Halte-toi en route ! Par là, je voudrais juste souligner la pertinence de ne pas goûter au bonheur fragile, dans l’urgence de vivre, mais de s’asseoir de temps à autre en bordure d’allée, où le déguster, l’apprécier un peu en retrait parfois, capturer la saveur épicée de ce présent fugitif donc précieux, s’imprégner du moindre fragment de ce salut évanescent, saisir à la seconde la beauté d’un panorama lumineux qui s’offre instantanément à tous les sens…
S’étendre sur le lit soudain moelleux de son existence et considérer celle-ci pour ce qu’elle a de plus vulnérable : le Bonheur, dont on peut à la fois être acteur et spectateur, afin d’en fixer les pourtours incertains et de le faire sien, aussi longtemps que toujours, dans la mémoire du cœur.
De la pudeur ?
Le bonheur n’est-il pas communicatif ? A moins de ne savoir autour de soi que de tristes envieux, jalousant dans l’adversité cet éclat chez autrui… N’en déplaise à ceux-ci, pourquoi alors ne pas se montrer généreux et lever toute pudeur à le communiquer ? En partage, surtout aux êtres aimés, aussi pour rassurer.

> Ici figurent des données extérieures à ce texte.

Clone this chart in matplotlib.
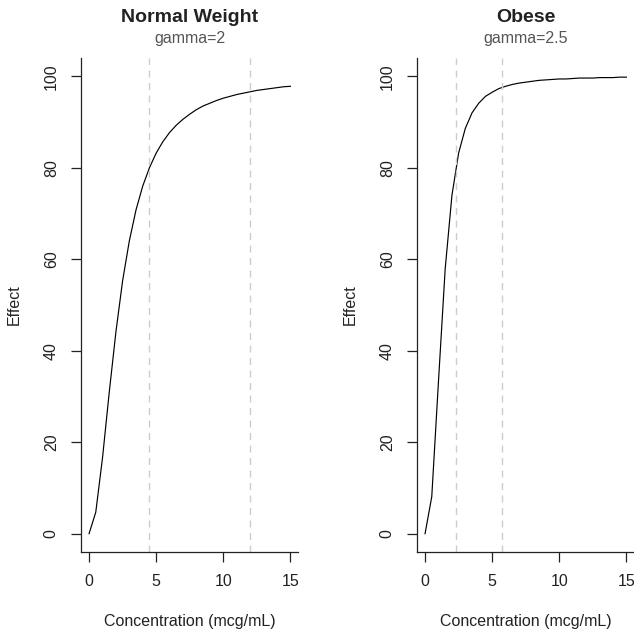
import matplotlib
matplotlib.use("Agg")
import matplotlib.pyplot as plt
import numpy as np

plt.rcParams['font.family'] = ['Liberation Sans', 'DejaVu Sans']

# concentration grid (mcg/mL)
conc = np.arange(0, 15.01, 0.5)

# effect
effect_normal = [0.0, 4.7, 16.5, 30.8, 44.1, 55.3, 64.0, 70.8, 76.0, 80.0,
                 83.2, 85.7, 87.7, 89.3, 90.6, 91.7, 92.7, 93.5, 94.1, 94.7,
                 95.2, 95.6, 96.0, 96.3, 96.6, 96.9, 97.1, 97.3, 97.5, 97.7,
                 97.8]
effect_obese = [0.0, 8.1, 33.3, 57.9, 73.9, 83.2, 88.6, 92.0, 94.1, 95.6,
                96.5, 97.3, 97.8, 98.2, 98.5, 98.7, 98.9, 99.1, 99.2, 99.3,
                99.4, 99.4, 99.5, 99.6, 99.6, 99.6, 99.7, 99.7, 99.7, 99.8,
                99.8]

# reference lines (EC80 / EC97)
vlines_normal = [4.5, 12.0]
vlines_obese = [2.3, 5.75]

titles = ["Normal Weight", "Obese"]
subtitles = ["gamma=2", "gamma=2.5"]

fig = plt.figure(figsize=(6.34, 6.31), dpi=100)
lefts = [81 / 634, 417 / 634]
panels = [(effect_normal, vlines_normal), (effect_obese, vlines_obese)]

for i, (eff, vl) in enumerate(panels):
    ax = fig.add_axes([lefts[i], 0.1252, 0.343, 0.783])
    ax.plot(conc, eff, color='black', lw=0.85)
    for v in vl:
        ax.axvline(v, color='#cccccc', ls=(0, (5, 4)), lw=1)
    ax.set_xlim(-0.6, 15.6)
    ax.set_ylim(-4, 104)
    ax.set_xticks([0, 5, 10, 15])
    ax.set_yticks([0, 20, 40, 60, 80, 100])
    ax.spines['top'].set_visible(False)
    ax.spines['right'].set_visible(False)
    for s in ['left', 'bottom']:
        ax.spines[s].set_linewidth(0.9)
        ax.spines[s].set_color('#222222')
    ax.tick_params(direction='out', length=7, width=0.9, labelsize=11.5,
                   colors='#222222', pad=9)
    plt.setp(ax.get_yticklabels(), rotation=90, va='center')
    ax.set_xlabel("Concentration (mcg/mL)", fontsize=11.5, labelpad=18,
                  color='#222222')
    ax.set_ylabel("Effect", fontsize=11.5, labelpad=16, color='#222222')
    ax.text(0.5, 1.081, titles[i], transform=ax.transAxes, ha='center',
            va='center', fontsize=14, fontweight='bold', color='#222222')
    ax.text(0.5, 1.039, subtitles[i], transform=ax.transAxes, ha='center',
            va='center', fontsize=11.5, color='#555555')

fig.savefig("out.png", dpi=100)
plt.close()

Il ne s’agit pas d’étaler une richesse devant ceux qui ne la vivent pas ; une fois admise cette réalité, fort de cette liesse, d’en dispenser plutôt le gain, y mettre du sien, et peut-être par là même, de réchauffer le cœur intelligent de ceux qui y croyaient peu.
Etre heureux, et s’avouer comme tel, ne revient pas à désavouer le malheur environnant… Il convient juste de se montrer honnête envers soi et de se dire satisfait, pour une fois.
Le bonheur des uns n’enlève certes rien aux malheurs de certains, il peut cependant contribuer à l’espoir des autres.
Le tout étant de réaliser, non seulement que l’on baigne dedans, mais plus est, de ne guère s’abandonner, pour se sentir exister, aux affres d’une obscure pensée.